▸ Task goal
Word for word, quote all of the material, omitting the pictures.
----
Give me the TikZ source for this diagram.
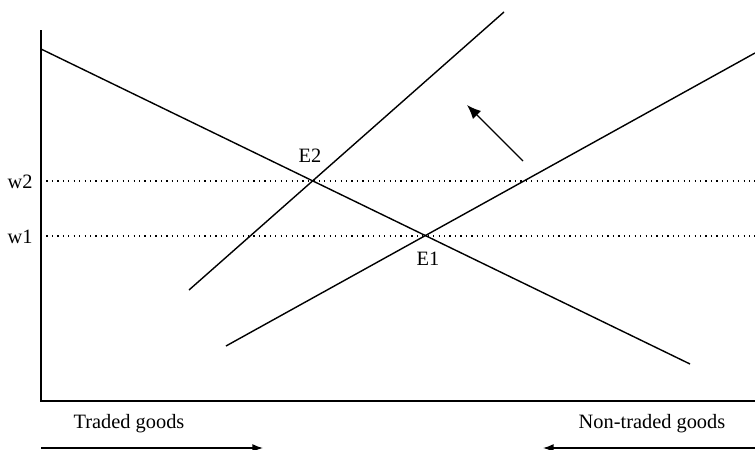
\documentclass[tikz,border=0pt]{standalone}
\usepackage{fontspec}
\setmainfont{Liberation Serif}
\usetikzlibrary{arrows.meta}
\begin{document}
\begin{tikzpicture}[x=0.02cm,y=-0.02cm,font=\fontsize{11.6}{14}\selectfont,>={Latex[length=6pt,width=4.5pt]},curve/.style={line width=0.8pt},level/.style={line width=0.6pt, dash pattern=on 0.7pt off 2.4pt},lbl/.style={inner sep=0pt}]
\useasboundingbox (0,0) rectangle (755,450);
\coordinate (ytop) at (41,30);\coordinate (O) at (41,401);\coordinate (xend) at (755,401);
\draw[curve] (ytop) -- (O) -- (xend);
% demand, old and new supply
\coordinate (d1) at (41,49);\coordinate (d2) at (690,364);\draw[curve] (d1) -- (d2);
\coordinate (s1) at (226,346);\coordinate (s2) at (755,53);\draw[curve] (s1) -- (s2);
\coordinate (n1) at (189,290);\coordinate (n2) at (504,12);\draw[curve] (n1) -- (n2);
\coordinate (E2) at (313,181);\coordinate (E1) at (425,236);
\draw[level] (41,181) -- (755,181);\draw[level] (41,236) -- (755,236);
\node[lbl] (w2) at (20,182) {w2};\node[lbl] (w1) at (20,237) {w1};
\node[lbl] (e2) at (310,156) {E2};\node[lbl] (e1) at (428,259) {E1};
\coordinate (a1) at (523,161);\coordinate (a2) at (467,105);\draw[->, line width=0.8pt, >={Latex[length=8pt,width=6.5pt]}] (a1) -- (a2);
\node[lbl] (traded) at (129,424) {Traded goods};\node[lbl] (nontraded) at (652,424) {Non-traded goods};
\coordinate (t1) at (41,448);\coordinate (t2) at (263,448);\draw[->, line width=0.8pt] (t1) -- (t2);
\coordinate (u1) at (755,448);\coordinate (u2) at (543,448);\draw[->, line width=0.8pt] (u1) -- (u2);
\end{tikzpicture}
\end{document}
----
▸ Solution
Give me the TikZ source for this diagram.
\documentclass[tikz,border=0pt]{standalone}
\usepackage{fontspec}
\setmainfont{Liberation Serif}
\usetikzlibrary{arrows.meta}
\begin{document}
\begin{tikzpicture}[x=0.02cm,y=-0.02cm,font=\fontsize{11.6}{14}\selectfont,>={Latex[length=6pt,width=4.5pt]},curve/.style={line width=0.8pt},level/.style={line width=0.6pt, dash pattern=on 0.7pt off 2.4pt},lbl/.style={inner sep=0pt}]
\useasboundingbox (0,0) rectangle (755,450);
\coordinate (ytop) at (41,30);\coordinate (O) at (41,401);\coordinate (xend) at (755,401);
\draw[curve] (ytop) -- (O) -- (xend);
% demand, old and new supply
\coordinate (d1) at (41,49);\coordinate (d2) at (690,364);\draw[curve] (d1) -- (d2);
\coordinate (s1) at (226,346);\coordinate (s2) at (755,53);\draw[curve] (s1) -- (s2);
\coordinate (n1) at (189,290);\coordinate (n2) at (504,12);\draw[curve] (n1) -- (n2);
\coordinate (E2) at (313,181);\coordinate (E1) at (425,236);
\draw[level] (41,181) -- (755,181);\draw[level] (41,236) -- (755,236);
\node[lbl] (w2) at (20,182) {w2};\node[lbl] (w1) at (20,237) {w1};
\node[lbl] (e2) at (310,156) {E2};\node[lbl] (e1) at (428,259) {E1};
\coordinate (a1) at (523,161);\coordinate (a2) at (467,105);\draw[->, line width=0.8pt, >={Latex[length=8pt,width=6.5pt]}] (a1) -- (a2);
\node[lbl] (traded) at (129,424) {Traded goods};\node[lbl] (nontraded) at (652,424) {Non-traded goods};
\coordinate (t1) at (41,448);\coordinate (t2) at (263,448);\draw[->, line width=0.8pt] (t1) -- (t2);
\coordinate (u1) at (755,448);\coordinate (u2) at (543,448);\draw[->, line width=0.8pt] (u1) -- (u2);
\end{tikzpicture}
\end{document}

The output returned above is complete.